** Start of COLLECTED MATERIAL **
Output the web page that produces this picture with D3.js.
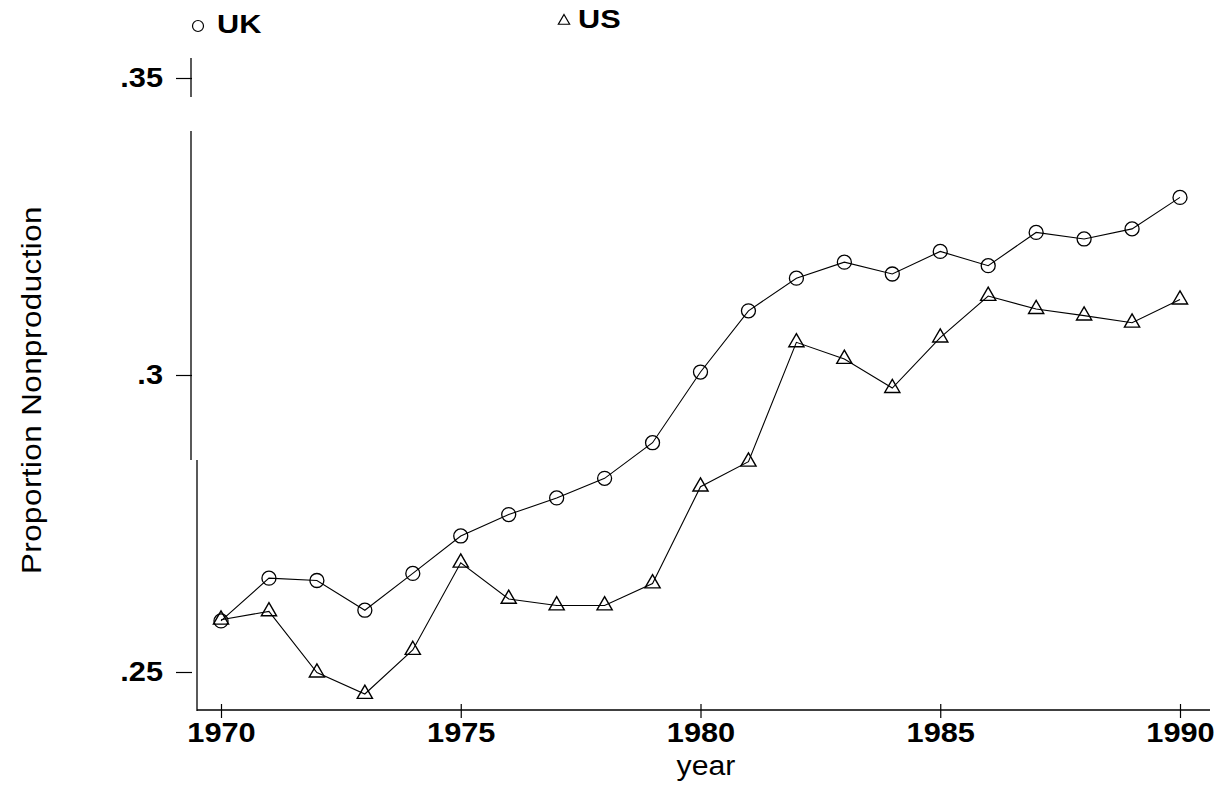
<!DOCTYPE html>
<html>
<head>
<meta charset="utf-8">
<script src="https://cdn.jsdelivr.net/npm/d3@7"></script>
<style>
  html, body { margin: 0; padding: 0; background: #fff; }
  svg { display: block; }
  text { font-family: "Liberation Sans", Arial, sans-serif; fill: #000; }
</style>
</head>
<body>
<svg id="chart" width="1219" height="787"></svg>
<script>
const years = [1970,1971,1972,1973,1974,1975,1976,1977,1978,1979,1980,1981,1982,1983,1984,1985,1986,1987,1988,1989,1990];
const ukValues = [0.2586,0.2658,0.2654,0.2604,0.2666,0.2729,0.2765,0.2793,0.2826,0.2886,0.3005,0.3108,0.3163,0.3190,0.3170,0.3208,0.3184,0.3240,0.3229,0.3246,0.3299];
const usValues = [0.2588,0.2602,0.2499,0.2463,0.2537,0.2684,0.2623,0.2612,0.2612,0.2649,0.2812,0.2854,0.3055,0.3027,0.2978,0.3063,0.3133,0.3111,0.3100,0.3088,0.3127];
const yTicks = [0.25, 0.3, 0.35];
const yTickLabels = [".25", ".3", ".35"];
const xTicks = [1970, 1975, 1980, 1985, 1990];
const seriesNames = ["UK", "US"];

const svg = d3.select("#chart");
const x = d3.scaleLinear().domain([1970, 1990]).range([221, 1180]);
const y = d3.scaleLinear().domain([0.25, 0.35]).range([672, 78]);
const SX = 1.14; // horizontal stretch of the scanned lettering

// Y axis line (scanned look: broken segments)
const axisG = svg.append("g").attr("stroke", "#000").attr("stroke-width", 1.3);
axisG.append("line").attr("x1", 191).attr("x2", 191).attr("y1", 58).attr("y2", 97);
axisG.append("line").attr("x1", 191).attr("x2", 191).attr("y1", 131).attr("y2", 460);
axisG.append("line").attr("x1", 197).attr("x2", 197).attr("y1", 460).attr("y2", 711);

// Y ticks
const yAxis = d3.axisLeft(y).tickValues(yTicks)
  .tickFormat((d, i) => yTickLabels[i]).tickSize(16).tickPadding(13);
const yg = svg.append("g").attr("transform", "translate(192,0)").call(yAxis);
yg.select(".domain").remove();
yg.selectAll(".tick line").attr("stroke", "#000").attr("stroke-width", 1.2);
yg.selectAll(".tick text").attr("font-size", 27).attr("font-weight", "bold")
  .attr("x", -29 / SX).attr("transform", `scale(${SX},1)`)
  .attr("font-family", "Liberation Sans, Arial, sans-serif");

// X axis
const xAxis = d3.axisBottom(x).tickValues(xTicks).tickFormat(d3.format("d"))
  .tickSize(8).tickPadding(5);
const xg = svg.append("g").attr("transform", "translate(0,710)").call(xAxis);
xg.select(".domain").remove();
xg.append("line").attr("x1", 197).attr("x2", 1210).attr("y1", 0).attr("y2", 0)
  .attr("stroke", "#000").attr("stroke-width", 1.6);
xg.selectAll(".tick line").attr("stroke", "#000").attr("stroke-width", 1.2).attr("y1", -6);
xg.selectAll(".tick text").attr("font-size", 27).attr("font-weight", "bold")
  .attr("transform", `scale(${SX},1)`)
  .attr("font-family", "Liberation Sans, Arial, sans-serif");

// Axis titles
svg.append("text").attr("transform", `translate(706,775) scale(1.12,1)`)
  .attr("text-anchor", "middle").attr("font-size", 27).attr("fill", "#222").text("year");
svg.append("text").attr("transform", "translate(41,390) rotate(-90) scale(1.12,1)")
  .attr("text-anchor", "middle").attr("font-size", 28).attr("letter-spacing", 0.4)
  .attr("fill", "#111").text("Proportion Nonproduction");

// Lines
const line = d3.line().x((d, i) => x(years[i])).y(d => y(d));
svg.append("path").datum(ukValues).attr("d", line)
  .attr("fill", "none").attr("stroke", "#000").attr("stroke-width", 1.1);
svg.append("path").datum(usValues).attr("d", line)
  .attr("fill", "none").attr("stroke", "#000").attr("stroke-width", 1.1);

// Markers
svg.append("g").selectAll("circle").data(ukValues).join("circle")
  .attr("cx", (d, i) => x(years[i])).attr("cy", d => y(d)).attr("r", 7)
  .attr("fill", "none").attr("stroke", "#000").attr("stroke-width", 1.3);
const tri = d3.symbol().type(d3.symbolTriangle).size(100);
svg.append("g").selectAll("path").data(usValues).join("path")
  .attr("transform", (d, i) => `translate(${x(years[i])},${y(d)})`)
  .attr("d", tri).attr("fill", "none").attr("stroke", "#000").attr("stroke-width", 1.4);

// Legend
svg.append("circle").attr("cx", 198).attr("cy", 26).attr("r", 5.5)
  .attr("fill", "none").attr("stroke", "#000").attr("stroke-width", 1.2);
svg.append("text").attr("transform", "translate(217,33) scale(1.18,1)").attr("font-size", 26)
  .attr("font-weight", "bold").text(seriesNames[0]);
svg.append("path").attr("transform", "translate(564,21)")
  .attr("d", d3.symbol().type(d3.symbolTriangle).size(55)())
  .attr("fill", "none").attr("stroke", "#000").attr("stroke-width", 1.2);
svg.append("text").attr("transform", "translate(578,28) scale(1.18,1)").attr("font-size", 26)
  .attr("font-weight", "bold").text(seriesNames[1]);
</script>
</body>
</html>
** End of COLLECTED MATERIAL **
◆ EXERCISE BRIEF
Reproduce the data above in full, exactly as it is, with the pictures left out.

◆ FINISHED TASK
Output the web page that produces this picture with D3.js.
<!DOCTYPE html>
<html>
<head>
<meta charset="utf-8">
<script src="https://cdn.jsdelivr.net/npm/d3@7"></script>
<style>
  html, body { margin: 0; padding: 0; background: #fff; }
  svg { display: block; }
  text { font-family: "Liberation Sans", Arial, sans-serif; fill: #000; }
</style>
</head>
<body>
<svg id="chart" width="1219" height="787"></svg>
<script>
const years = [1970,1971,1972,1973,1974,1975,1976,1977,1978,1979,1980,1981,1982,1983,1984,1985,1986,1987,1988,1989,1990];
const ukValues = [0.2586,0.2658,0.2654,0.2604,0.2666,0.2729,0.2765,0.2793,0.2826,0.2886,0.3005,0.3108,0.3163,0.3190,0.3170,0.3208,0.3184,0.3240,0.3229,0.3246,0.3299];
const usValues = [0.2588,0.2602,0.2499,0.2463,0.2537,0.2684,0.2623,0.2612,0.2612,0.2649,0.2812,0.2854,0.3055,0.3027,0.2978,0.3063,0.3133,0.3111,0.3100,0.3088,0.3127];
const yTicks = [0.25, 0.3, 0.35];
const yTickLabels = [".25", ".3", ".35"];
const xTicks = [1970, 1975, 1980, 1985, 1990];
const seriesNames = ["UK", "US"];

const svg = d3.select("#chart");
const x = d3.scaleLinear().domain([1970, 1990]).range([221, 1180]);
const y = d3.scaleLinear().domain([0.25, 0.35]).range([672, 78]);
const SX = 1.14; // horizontal stretch of the scanned lettering

// Y axis line (scanned look: broken segments)
const axisG = svg.append("g").attr("stroke", "#000").attr("stroke-width", 1.3);
axisG.append("line").attr("x1", 191).attr("x2", 191).attr("y1", 58).attr("y2", 97);
axisG.append("line").attr("x1", 191).attr("x2", 191).attr("y1", 131).attr("y2", 460);
axisG.append("line").attr("x1", 197).attr("x2", 197).attr("y1", 460).attr("y2", 711);

// Y ticks
const yAxis = d3.axisLeft(y).tickValues(yTicks)
  .tickFormat((d, i) => yTickLabels[i]).tickSize(16).tickPadding(13);
const yg = svg.append("g").attr("transform", "translate(192,0)").call(yAxis);
yg.select(".domain").remove();
yg.selectAll(".tick line").attr("stroke", "#000").attr("stroke-width", 1.2);
yg.selectAll(".tick text").attr("font-size", 27).attr("font-weight", "bold")
  .attr("x", -29 / SX).attr("transform", `scale(${SX},1)`)
  .attr("font-family", "Liberation Sans, Arial, sans-serif");

// X axis
const xAxis = d3.axisBottom(x).tickValues(xTicks).tickFormat(d3.format("d"))
  .tickSize(8).tickPadding(5);
const xg = svg.append("g").attr("transform", "translate(0,710)").call(xAxis);
xg.select(".domain").remove();
xg.append("line").attr("x1", 197).attr("x2", 1210).attr("y1", 0).attr("y2", 0)
  .attr("stroke", "#000").attr("stroke-width", 1.6);
xg.selectAll(".tick line").attr("stroke", "#000").attr("stroke-width", 1.2).attr("y1", -6);
xg.selectAll(".tick text").attr("font-size", 27).attr("font-weight", "bold")
  .attr("transform", `scale(${SX},1)`)
  .attr("font-family", "Liberation Sans, Arial, sans-serif");

// Axis titles
svg.append("text").attr("transform", `translate(706,775) scale(1.12,1)`)
  .attr("text-anchor", "middle").attr("font-size", 27).attr("fill", "#222").text("year");
svg.append("text").attr("transform", "translate(41,390) rotate(-90) scale(1.12,1)")
  .attr("text-anchor", "middle").attr("font-size", 28).attr("letter-spacing", 0.4)
  .attr("fill", "#111").text("Proportion Nonproduction");

// Lines
const line = d3.line().x((d, i) => x(years[i])).y(d => y(d));
svg.append("path").datum(ukValues).attr("d", line)
  .attr("fill", "none").attr("stroke", "#000").attr("stroke-width", 1.1);
svg.append("path").datum(usValues).attr("d", line)
  .attr("fill", "none").attr("stroke", "#000").attr("stroke-width", 1.1);

// Markers
svg.append("g").selectAll("circle").data(ukValues).join("circle")
  .attr("cx", (d, i) => x(years[i])).attr("cy", d => y(d)).attr("r", 7)
  .attr("fill", "none").attr("stroke", "#000").attr("stroke-width", 1.3);
const tri = d3.symbol().type(d3.symbolTriangle).size(100);
svg.append("g").selectAll("path").data(usValues).join("path")
  .attr("transform", (d, i) => `translate(${x(years[i])},${y(d)})`)
  .attr("d", tri).attr("fill", "none").attr("stroke", "#000").attr("stroke-width", 1.4);

// Legend
svg.append("circle").attr("cx", 198).attr("cy", 26).attr("r", 5.5)
  .attr("fill", "none").attr("stroke", "#000").attr("stroke-width", 1.2);
svg.append("text").attr("transform", "translate(217,33) scale(1.18,1)").attr("font-size", 26)
  .attr("font-weight", "bold").text(seriesNames[0]);
svg.append("path").attr("transform", "translate(564,21)")
  .attr("d", d3.symbol().type(d3.symbolTriangle).size(55)())
  .attr("fill", "none").attr("stroke", "#000").attr("stroke-width", 1.2);
svg.append("text").attr("transform", "translate(578,28) scale(1.18,1)").attr("font-size", 26)
  .attr("font-weight", "bold").text(seriesNames[1]);
</script>
</body>
</html>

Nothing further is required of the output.